Zurück in die untote Vergangenheit
Gerlinde Pölsler in FALTER 10/2018 vom 07.03.2018 (S. 20)
In seinem letzten Buch erklärt der Soziologe Zygmunt Bauman, warum wir im Zeitalter der Nostalgie leben und was daran so gefährlich ist
„Make America great again!“ Mit diesem Spruch beschwor US-Präsident Donald Trump eine verklärte Vergangenheit und fing die Sehnsucht von Millionen ein. Auch in anderen Ländern ist die „Rückkehr ans Stammesfeuer“, wie Bauman es nennt, zu beobachten: scharfe Grenzziehung, Mauern mit Stacheldrahtkrone und der Glaube an die eigene Überlegenheit inklusive.
Die Sehnsucht nach einer „verlorenen, geraubten, verwaisten, jedenfalls untoten Vergangenheit“ sah der polnisch-britische Soziologe und Philosoph Zygmunt Bauman als prägend für unsere Zeit. „Retrotopia“ sollte das letzte Buch des vielfach Ausgezeichneten werden, Bauman starb Anfang 2017. Klein-Klein war seine Sache nie. Bauman stellt die großen Zusammenhänge her, er mäandert durch die Jahrhunderte und über die Kontinente, zitiert wissenschaftliche Literatur ebenso wie Populärkultur. En passant streift er dabei Themen wie Populismus und Flucht, Liebe, Einsamkeit und Echokammern bis hin zur Wiederkehr der „Habenden“ versus die „Habenichtse“.

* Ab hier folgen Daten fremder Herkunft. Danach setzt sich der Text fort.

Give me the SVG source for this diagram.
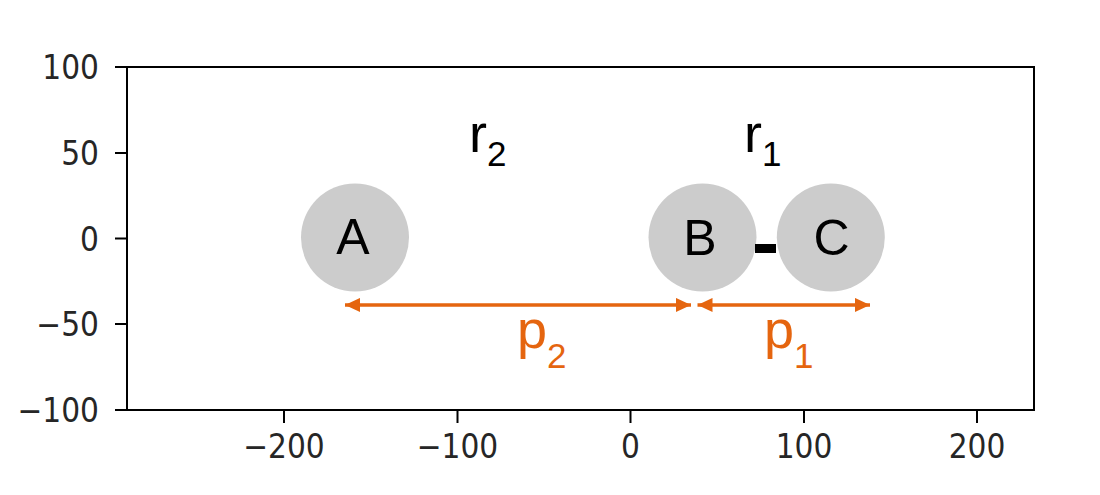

Die Zukunft als finsterer Ort
500 Jahre nachdem Thomas Morus in „Utopia“ eine helle Zukunft entwarf, in der alles möglich schien, empfinden viele Menschen heute „Zukunft“ als einen bedrohlichen Ort. Sie kann bringen, dass man Job und Familie verliert, sozial absteigt und die eigene Stadt in eine „Nachbarschaft voller Fremder“ verwandelt findet. Daher, so Bauman, klammert man sich an eine romantisierte Vergangenheit, die unzweifelhaft noch „uns“ gehörte und in der angeblich noch keine Fremden da waren.

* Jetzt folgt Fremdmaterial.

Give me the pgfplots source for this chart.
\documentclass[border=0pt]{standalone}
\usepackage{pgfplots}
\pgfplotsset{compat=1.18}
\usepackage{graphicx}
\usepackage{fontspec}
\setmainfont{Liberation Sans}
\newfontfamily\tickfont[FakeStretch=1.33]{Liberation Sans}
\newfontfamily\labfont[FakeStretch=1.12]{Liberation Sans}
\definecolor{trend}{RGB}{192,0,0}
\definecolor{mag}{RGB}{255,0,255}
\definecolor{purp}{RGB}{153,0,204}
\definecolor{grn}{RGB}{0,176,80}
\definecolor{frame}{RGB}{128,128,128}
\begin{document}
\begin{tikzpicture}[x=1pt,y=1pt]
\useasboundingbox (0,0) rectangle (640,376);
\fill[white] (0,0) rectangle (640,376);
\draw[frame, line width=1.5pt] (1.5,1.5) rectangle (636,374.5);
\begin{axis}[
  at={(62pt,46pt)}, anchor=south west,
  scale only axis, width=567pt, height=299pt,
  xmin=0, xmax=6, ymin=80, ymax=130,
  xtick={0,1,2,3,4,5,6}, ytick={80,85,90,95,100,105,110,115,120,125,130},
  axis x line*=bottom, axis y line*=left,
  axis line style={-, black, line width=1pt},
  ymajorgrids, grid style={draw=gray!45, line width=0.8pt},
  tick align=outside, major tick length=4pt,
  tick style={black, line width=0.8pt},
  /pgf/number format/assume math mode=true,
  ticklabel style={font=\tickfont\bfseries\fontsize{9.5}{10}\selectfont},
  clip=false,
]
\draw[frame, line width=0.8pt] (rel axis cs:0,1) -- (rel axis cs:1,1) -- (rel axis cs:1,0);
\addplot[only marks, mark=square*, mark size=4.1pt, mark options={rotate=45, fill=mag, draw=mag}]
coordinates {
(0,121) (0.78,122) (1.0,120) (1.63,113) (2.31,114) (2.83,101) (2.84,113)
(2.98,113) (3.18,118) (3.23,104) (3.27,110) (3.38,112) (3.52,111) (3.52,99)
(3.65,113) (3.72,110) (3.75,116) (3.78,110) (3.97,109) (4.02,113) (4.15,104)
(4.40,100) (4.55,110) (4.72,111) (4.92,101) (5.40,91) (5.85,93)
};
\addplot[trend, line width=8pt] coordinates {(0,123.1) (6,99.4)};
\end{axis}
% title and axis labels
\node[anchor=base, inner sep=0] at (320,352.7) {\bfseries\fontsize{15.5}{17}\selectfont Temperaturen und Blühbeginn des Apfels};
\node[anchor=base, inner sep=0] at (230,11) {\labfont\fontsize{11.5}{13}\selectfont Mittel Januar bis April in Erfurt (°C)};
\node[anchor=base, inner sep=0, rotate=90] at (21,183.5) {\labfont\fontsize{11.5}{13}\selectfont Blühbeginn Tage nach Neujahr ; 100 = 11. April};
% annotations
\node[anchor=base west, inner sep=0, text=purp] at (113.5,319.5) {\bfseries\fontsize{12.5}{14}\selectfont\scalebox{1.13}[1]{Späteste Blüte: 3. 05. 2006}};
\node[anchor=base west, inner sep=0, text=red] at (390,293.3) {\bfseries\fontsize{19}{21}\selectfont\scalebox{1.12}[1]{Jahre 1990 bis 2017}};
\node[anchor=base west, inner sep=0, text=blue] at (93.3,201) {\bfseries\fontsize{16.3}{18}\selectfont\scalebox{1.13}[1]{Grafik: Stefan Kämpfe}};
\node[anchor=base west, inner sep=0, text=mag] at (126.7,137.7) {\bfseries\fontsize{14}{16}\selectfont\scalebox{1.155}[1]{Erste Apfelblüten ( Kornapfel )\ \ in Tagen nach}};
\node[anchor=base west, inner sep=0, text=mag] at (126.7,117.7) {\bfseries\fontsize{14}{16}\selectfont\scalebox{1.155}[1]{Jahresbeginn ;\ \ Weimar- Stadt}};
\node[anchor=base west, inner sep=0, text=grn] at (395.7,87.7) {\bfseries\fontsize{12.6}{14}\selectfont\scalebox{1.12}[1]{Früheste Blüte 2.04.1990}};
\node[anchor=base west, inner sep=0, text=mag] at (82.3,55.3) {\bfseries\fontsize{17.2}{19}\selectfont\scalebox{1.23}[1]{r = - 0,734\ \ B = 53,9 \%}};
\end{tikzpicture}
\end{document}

Die Individualisierung brachte zwar neue Freiheiten, entpuppte sich aber für viele als Pyrrhussieg. Da ist Bauman ganz bei Ulrich Beck und dessen „Risikogesellschaft“. Freiheit bedeute heute vor allem Freiheit von Sicherheit und Bindungen und damit: Angst. Angst, den Ansprüchen nicht zu genügen. Angst, nicht dazuzugehören. Wo jeder von klein auf lernt, dass nur er selbst seines Glückes Schmied sein kann, da ist jeder allzeit bereit, sich selbst zu verteidigen. Alle anderen werden zu potenziellen Feinden. Und schon sind wir wieder zurück beim „homo homini lupus“: der Mensch als des Menschen Wolf.

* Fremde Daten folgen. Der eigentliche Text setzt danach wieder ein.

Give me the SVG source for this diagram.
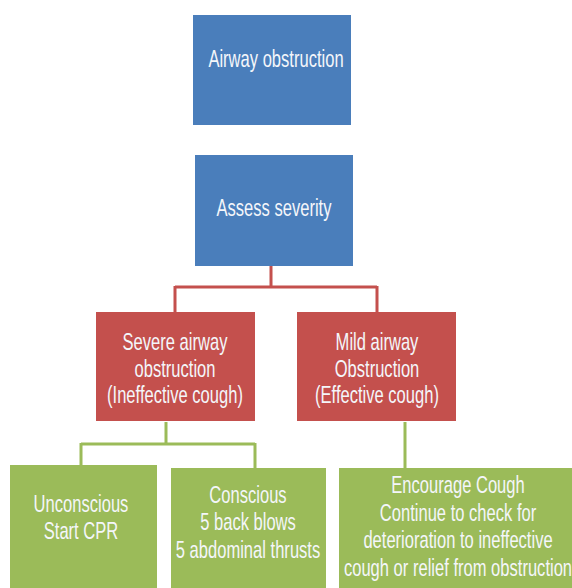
<svg xmlns="http://www.w3.org/2000/svg" width="572" height="588" viewBox="0 0 572 588">
<style>
.blue{fill:#4a7ebb}
.red{fill:#c4504d}
.green{fill:#9bbb59}
.t{font-family:"Liberation Sans",Arial,sans-serif;font-size:24px;fill:#f4f6fa;text-anchor:middle}
.cr{stroke:#c4504d;stroke-width:3;fill:none}
.cg{stroke:#9bbb59;stroke-width:3;fill:none}
</style>
<rect width="572" height="588" fill="#ffffff"/>
<g id="connectors">
<path class="cr" d="M271 266V287M175 287H377M175 286V312M377 286V312"/>
<path class="cg" d="M166 422V444M81 444H255M81 443V465M255 443V468M405 422V468"/>
</g>
<g id="n1">
<rect class="blue" x="193" y="15" width="158" height="110"/>
<text class="t" transform="translate(276,67) scale(0.69,1)">Airway obstruction</text>
</g>
<g id="n2">
<rect class="blue" x="195" y="155" width="158" height="111"/>
<text class="t" transform="translate(274,216) scale(0.69,1)">Assess severity</text>
</g>
<g id="n3">
<rect class="red" x="96" y="312" width="159" height="109"/>
<text class="t" transform="translate(175,350) scale(0.69,1)"><tspan x="0" y="0">Severe airway</tspan><tspan x="0" y="27">obstruction</tspan><tspan x="0" y="53">(Ineffective cough)</tspan></text>
</g>
<g id="n4">
<rect class="red" x="297" y="312" width="159" height="109"/>
<text class="t" transform="translate(377,350) scale(0.69,1)"><tspan x="0" y="0">Mild airway</tspan><tspan x="0" y="27">Obstruction</tspan><tspan x="0" y="53">(Effective cough)</tspan></text>
</g>
<g id="n5">
<rect class="green" x="10" y="465" width="147" height="123"/>
<text class="t" transform="translate(81,512) scale(0.69,1)"><tspan x="0" y="0">Unconscious</tspan><tspan x="0" y="27">Start CPR</tspan></text>
</g>
<g id="n6">
<rect class="green" x="171" y="468" width="155" height="120"/>
<text class="t" transform="translate(248,503) scale(0.69,1)"><tspan x="0" y="0">Conscious</tspan><tspan x="0" y="27.5">5 back blows</tspan><tspan x="0" y="55">5 abdominal thrusts</tspan></text>
</g>
<g id="n7">
<rect class="green" x="339" y="468" width="240" height="120"/>
<text class="t" transform="translate(458,493) scale(0.69,1)"><tspan x="0" y="0">Encourage Cough</tspan><tspan x="0" y="28">Continue to check for</tspan><tspan x="0" y="55.5">deterioration to ineffective</tspan><tspan x="0" y="83">cough or relief from obstruction</tspan></text>
</g>
</svg>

Der Staat bietet keine Zuflucht mehr
Als Gegenmittel sah Thomas Hobbes einst den „Leviathan“, den starken Staat. „Vom Staat (…) glaubte man noch vor gar nicht langer Zeit, er erfülle die ihm auferlegte Mission ordnungsgemäß, die dem Menschen angeblich angeborene Grausamkeit zu unterdrücken, damit unser Leben in der Gemeinschaft mit anderen nicht ‚scheußlich, tierisch und kurz‘ sei.“ Doch inzwischen traut man ihm das immer weniger zu. Die Nationalstaaten können ihre Versprechen von Sicherheit und Wohlstand kaum noch einlösen. Das hat mit der Globalisierung zu tun und damit, dass die Mächtigen sich der Kontrolle der Politik entziehen.
Mehr denn je sitzt die Menschheit also in einem Boot, auch was ihr Überleben auf diesem Planeten angeht. Doch, und hier sieht Bauman eine „Metazwickmühle“: Weder haben wir schon so etwas wie ein kosmopolitisches Bewusstsein, noch sind die politischen Instrumente auf die neuen Tatsachen ausgerichtet. „Eine Kluft tut sich auf zwischen dem, was getan werden muss, und dem, was getan werden kann.“
Im Schlusskapitel wird der Autor im Tonfall dringlicher, mahnend: Erstmals in der Geschichte gelte es, eine Weltgesellschaft zu bilden, die ohne die Definition eines Feindes auskommt. „Mehr als zu jeder anderen Zeit stehen wir, die menschlichen Bewohner des Planeten Erde, vor einem Entweder-oder: Entweder wir reichen einander die Hände – oder wir schaufeln einander Gräber.“ Ein Buch, das nachhallt.